Riddler’s Dark Knight Rises-derived sports stadium terrorism kicks off, and the ensuing flood washes away so much of what made the first two-thirds or so feel like such a refreshing superhero movie. Until that point, it’s a superhero movie that feels (mostly) like a proper film that takes place in an actual place, rather than the intangible sludge that runs down the mountain of the MCU.

The abrupt turn into flooding a city of millions while a group of Riddler’s surprisingly adept, fit Twitch subscribers gun down thousands in an arena leaves a too familiar superhero aftertaste of genocide in what was prior a pretty straightforward detective case (as investigated by the most brutal dick on Earth). Catching or not catching the guy is a fine ending to a detective story! No need for a Biblical event!

The film’s other major set-piece much better fits the tone but is likewise sort of insane in its grandiosity. I’m talking now about the Penguin’s big, long car chase.

To sum it up: Batman, Catwoman, and Gordon have a little faceoff in some remote drug warehouse, and upon hearing the revving of Batman’s newly-awesome car, Penguin drives off—Batman in pursuit.

Now, at this point, Batman is well aware that Penguin runs this nightclub and he is there literally every night. He could probably just search the guy’s home address and head him off there, too. Can’t imagine there’d be a ton of results for Oswald Cobblepots in the great Gotham area.
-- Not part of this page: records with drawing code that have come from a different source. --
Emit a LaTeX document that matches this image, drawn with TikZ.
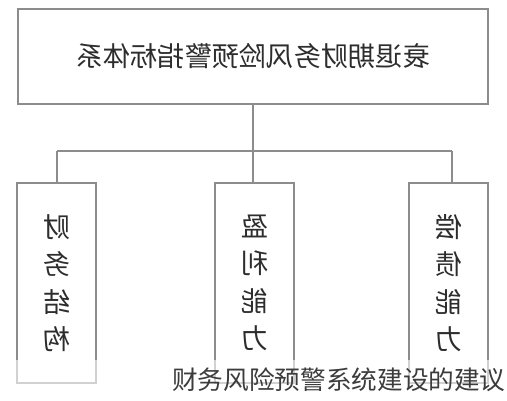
\documentclass[tikz,border=0pt]{standalone}
\usepackage{graphicx}
\usepackage{fontspec}
\newfontfamily\cjk{Noto Sans CJK SC}
\usetikzlibrary{positioning}
\definecolor{frgray}{RGB}{140,140,140}
\definecolor{txgray}{RGB}{45,45,45}
\definecolor{capgray}{RGB}{60,60,60}
\tikzset{
  headbox/.style={rectangle,draw=frgray,line width=0.6pt,minimum width=9.4cm,minimum height=1.9cm,
    font=\cjk\fontsize{15.5}{18}\selectfont,text=txgray},
  itembox/.style={rectangle,draw=frgray,line width=0.6pt,minimum width=1.58cm,minimum height=4cm,
    align=center,font=\cjk\fontsize{15.5}{21.3}\selectfont,text=txgray},
  treeline/.style={draw=frgray,line width=0.6pt},
  capnode/.style={fill=white,fill opacity=0.6,text opacity=1,text=capgray,
    font=\cjk\fontsize{14.6}{16}\selectfont,text width=10cm,align=right,
    minimum height=0.8cm,inner xsep=0.02cm,inner ysep=0pt}
}
\newcommand{\mirr}[1]{\reflectbox{#1}}

\begin{document}
\begin{tikzpicture}
  \useasboundingbox (0,0) rectangle (10.14,-8);
  \node[headbox] (sys) at (5.06,-1.13) {\mirr{衰退期财务风险预警指标体系}};
  \coordinate (bus) at (5.06,-3.02);
  \coordinate (busl) at (1.14,-3.02);
  \coordinate (busr) at (9.04,-3.02);
  \node[itembox] (fin) at (1.13,-5.66) {\mirr{财}\\\mirr{务}\\\mirr{结}\\\mirr{构}};
  \node[itembox] (prof) at (5.09,-5.66) {\mirr{盈}\\\mirr{利}\\\mirr{能}\\\mirr{力}};
  \node[itembox] (debt) at (8.97,-5.66) {\mirr{偿}\\\mirr{债}\\\mirr{能}\\\mirr{力}};
  \draw[treeline] (sys.south) -- (bus);
  \draw[treeline] (busl) -- (busr);
  \draw[treeline] (busl) -- (busl |- fin.north);
  \draw[treeline] (bus) -- (bus |- prof.north);
  \draw[treeline] (busr) -- (busr |- debt.north);
  \node[capnode,anchor=south east] (cap) at (10.14,-8) {财务风险预警系统建设的建议};
\end{tikzpicture}
\end{document}
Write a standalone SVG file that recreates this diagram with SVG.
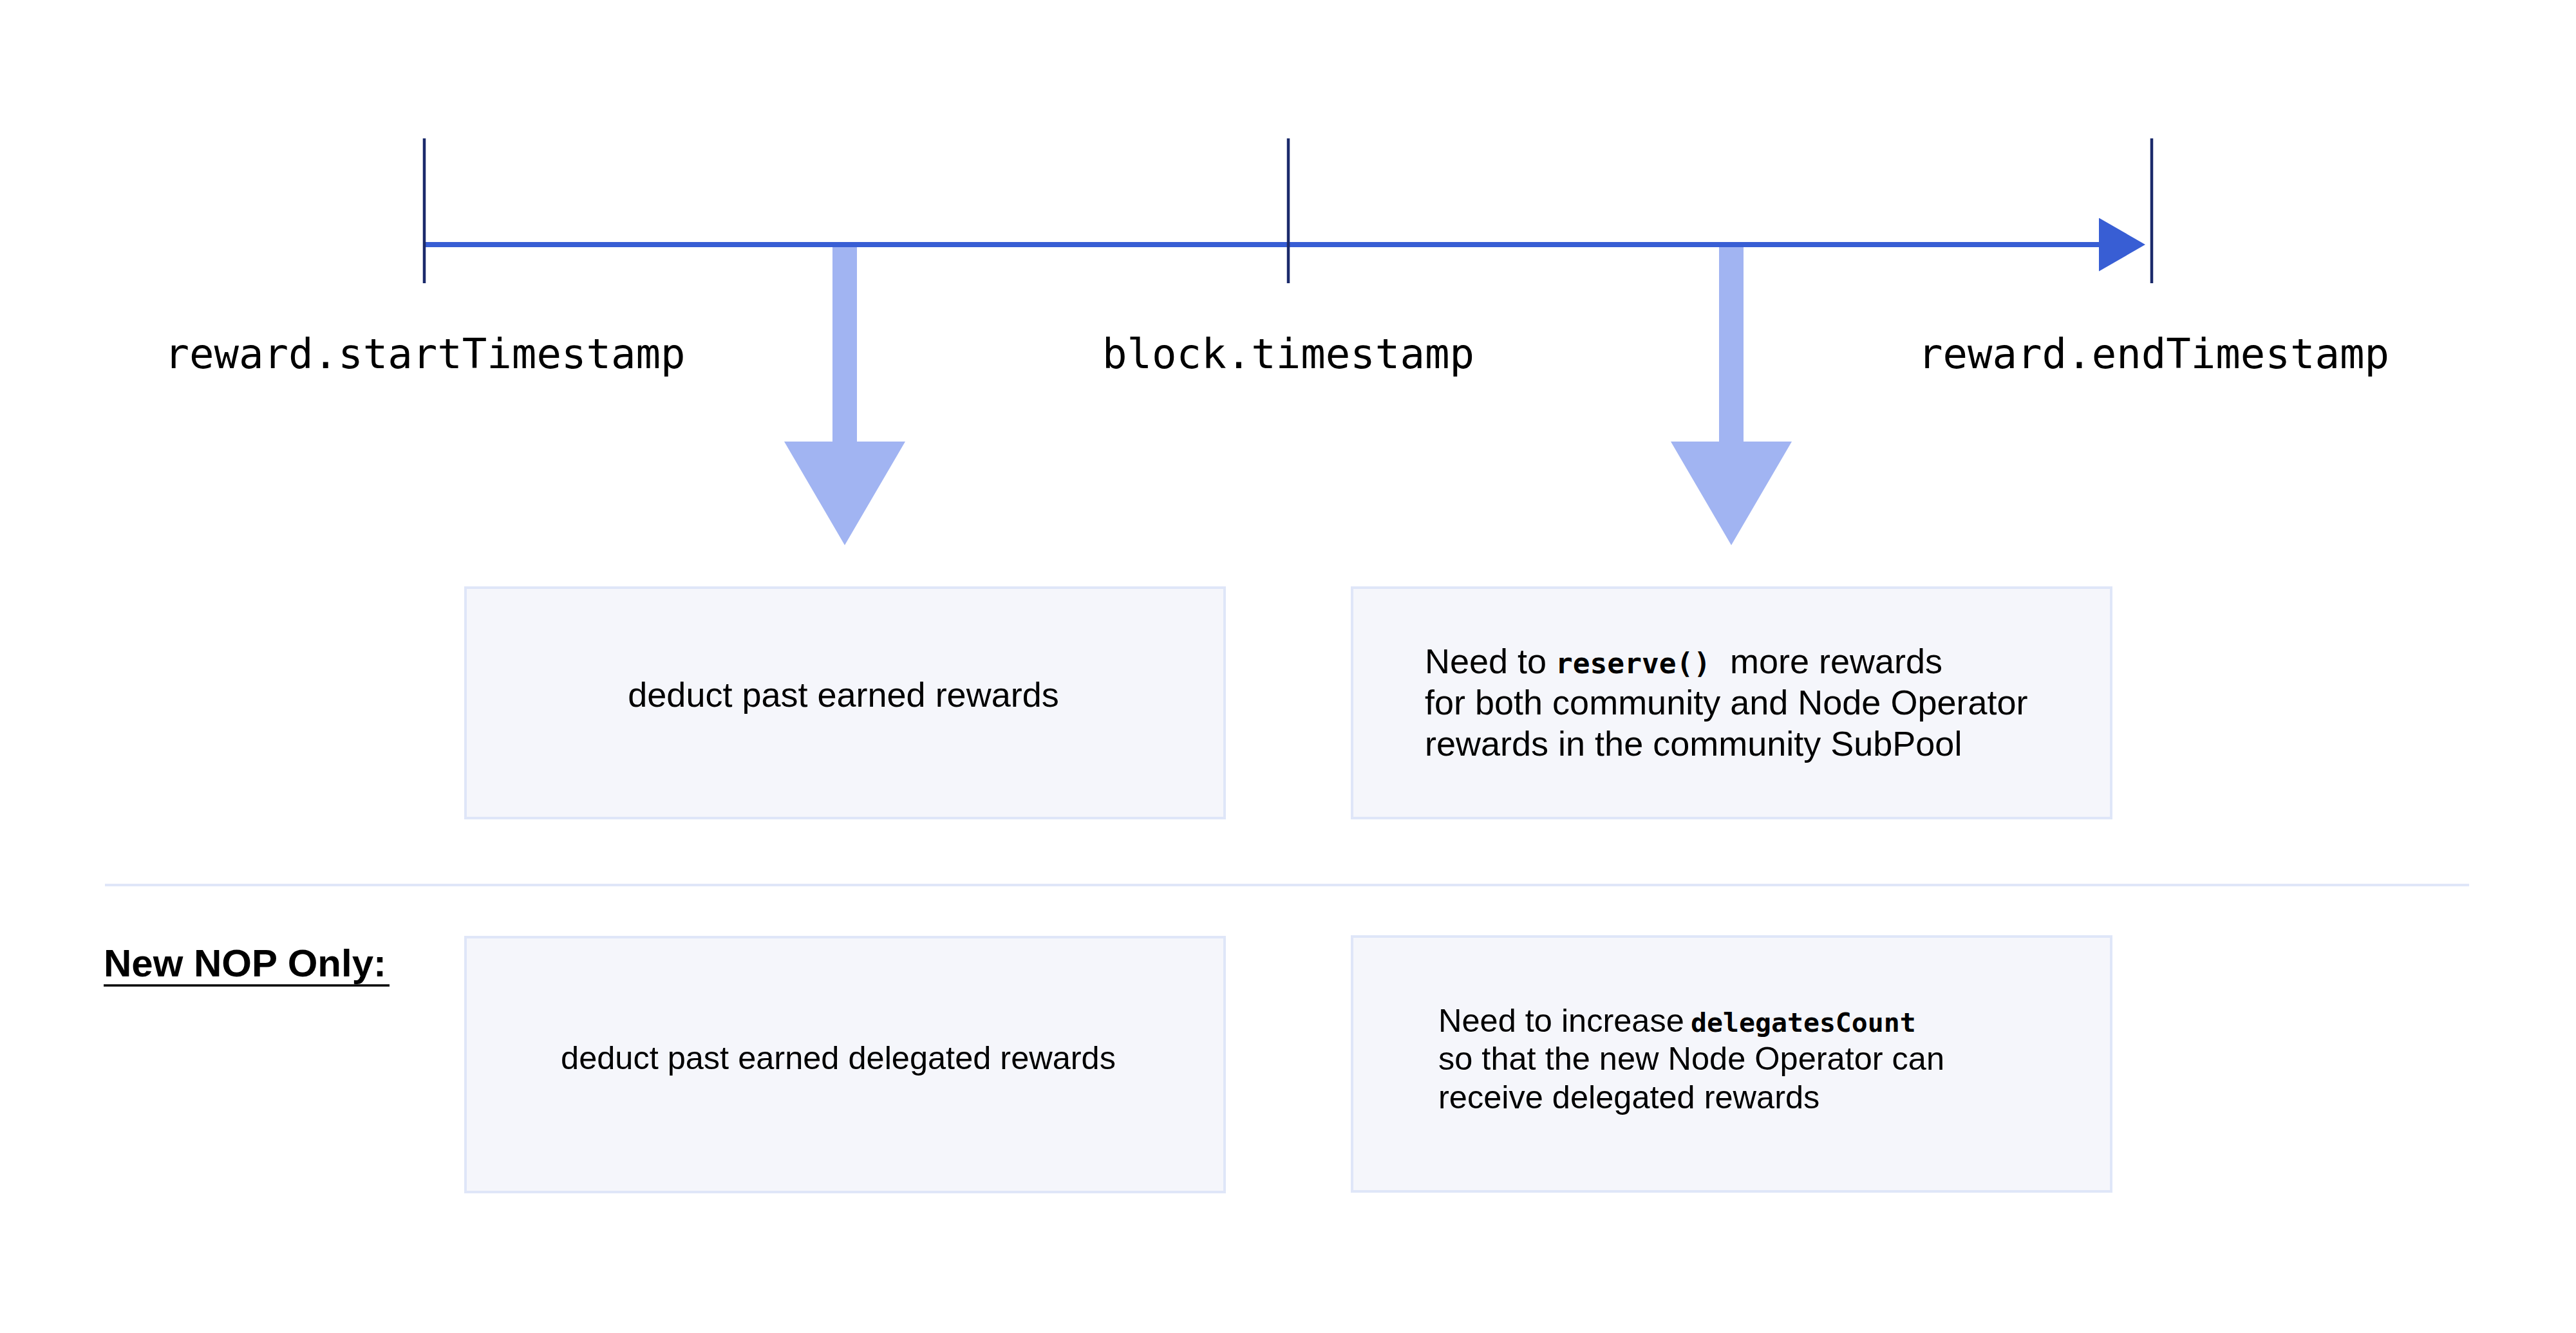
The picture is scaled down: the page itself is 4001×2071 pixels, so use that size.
<svg xmlns="http://www.w3.org/2000/svg" width="4001" height="2071" viewBox="0 0 4001 2071">
<style>
  .tick { stroke: #1b2a6b; stroke-width: 4.5; }
  .axis { stroke: #385ed4; stroke-width: 8; fill: none; }
  .bigarrow { fill: #a1b4f2; }
  .box { fill: #f5f6fb; stroke: #dfe6f8; stroke-width: 4; }
  .sep { stroke: #dfe6f8; stroke-width: 4; }
  .lbl { font-family: "DejaVu Sans Mono", "Liberation Mono", monospace; font-size: 64px; fill: #000; text-anchor: middle; }
  .t54 { font-family: "Liberation Sans", Arial, sans-serif; font-size: 54px; fill: #000; }
  .t50 { font-family: "Liberation Sans", Arial, sans-serif; font-size: 50.5px; fill: #000; }
  .code { font-family: "DejaVu Sans Mono", "Liberation Mono", monospace; font-weight: bold; }
  .hdr { font-family: "Liberation Sans", Arial, sans-serif; font-size: 60px; font-weight: bold; fill: #000; }
</style>
<defs>
  <marker id="axisHead" viewBox="0 0 72 83" markerWidth="72" markerHeight="83" refX="2" refY="41.5" orient="auto" markerUnits="userSpaceOnUse">
    <path d="M0,0 L72,41.5 L0,83 Z" fill="#385ed4"/>
  </marker>
</defs>
<rect x="0" y="0" width="4001" height="2071" fill="#ffffff"/>

<g id="connectors">
  <polygon id="arrow-past" class="bigarrow" points="1293,380 1331,380 1331,686 1406,686 1312,847 1218,686 1293,686"/>
  <polygon id="arrow-future" class="bigarrow" points="2670,380 2708,380 2708,686 2783,686 2689,847 2595,686 2670,686"/>
  <line id="timeline" class="axis" x1="659" y1="380" x2="3262" y2="380" marker-end="url(#axisHead)"/>
</g>

<g id="tick-start">
  <line class="tick" x1="659" y1="215" x2="659" y2="440"/>
  <text class="lbl" x="660" y="572">reward.startTimestamp</text>
</g>
<g id="tick-block">
  <line class="tick" x1="2001" y1="215" x2="2001" y2="440"/>
  <text class="lbl" x="2001" y="572">block.timestamp</text>
</g>
<g id="tick-end">
  <line class="tick" x1="3342" y1="215" x2="3342" y2="440"/>
  <text class="lbl" x="3345" y="572">reward.endTimestamp</text>
</g>

<g id="box-deduct-past">
  <rect class="box" x="723" y="913" width="1179" height="358"/>
  <text class="t54" x="1310" y="1098" text-anchor="middle">deduct past earned rewards</text>
</g>

<g id="box-reserve">
  <rect class="box" x="2100" y="913" width="1179" height="358"/>
  <text class="t54" y="1046"><tspan x="2213">Need to</tspan><tspan class="code" x="2416" font-size="44.5">reserve()</tspan><tspan x="2687">more rewards</tspan></text>
  <text class="t54" x="2213" y="1110">for both community and Node Operator</text>
  <text class="t54" x="2213" y="1174">rewards in the community SubPool</text>
</g>

<line id="separator" class="sep" x1="163" y1="1375" x2="3835" y2="1375"/>

<g id="label-new-nop">
  <text class="hdr" x="161" y="1517">New NOP Only:</text>
  <line x1="161" y1="1531" x2="605" y2="1531" stroke="#000" stroke-width="3.6"/>
</g>

<g id="box-deduct-delegated">
  <rect class="box" x="723" y="1456" width="1179" height="396"/>
  <text class="t50" x="1302" y="1661" text-anchor="middle">deduct past earned delegated rewards</text>
</g>

<g id="box-delegates-count">
  <rect class="box" x="2100" y="1455" width="1179" height="396"/>
  <text class="t50" y="1603"><tspan x="2234">Need to increase</tspan><tspan class="code" x="2626" font-size="41.5">delegatesCount</tspan></text>
  <text class="t50" x="2234" y="1662">so that the new Node Operator can</text>
  <text class="t50" x="2234" y="1722">receive delegated rewards</text>
</g>
</svg>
Instead, Batman decides that, in order to possibly save the life of whatever corrupt asshole is next on Riddler’s list, he has to do some Fast & Furious shit and chase Penguin down. It’s like the craziest, most destructive thing to catch this chubby little fella. The chase definitely kills several people and does untold amounts of costly damage that will shut down a highway for a month.

And there are no repercussions! Doesn’t come up again. Not a big deal. Just a fun romp that ends in an excuse to make a visual gag about a legs-bound Penguin waddling.

Still, all said and done, pretty decent little Batman. While this isn’t an original thought, it probably would have gone down better as a three one-hour-episode miniseries that would help in swallowing the tone shift of the Big Finale. But it’s a pretty solid little dual-genre exercise.

Some other stray thoughts:

  • Is Selina Kyle ever actually called “Catwoman”? I have no memory of that happening, yet she drops lines like, “Don’t worry: I’ve got nine [lives].” That must have been when Batman’s quiet, pensive stare was just him pausing to ponder, “What the fuck does that mean?”
  • Michael Giacchino’s score is very good—especially in contrast to the Marvel Cinematic Universe of rarely-memorable superhero themes.
  • While Riddler’s incarceration gave us Barry Keoghan’s Joker introduction, let us not forget to thank Peter Sarsgaard for his service in opening up a Gotham DA spot for a certain someone.
  • I spray-painted my first draft of this on my nice wood floor. It’s the only way I can think!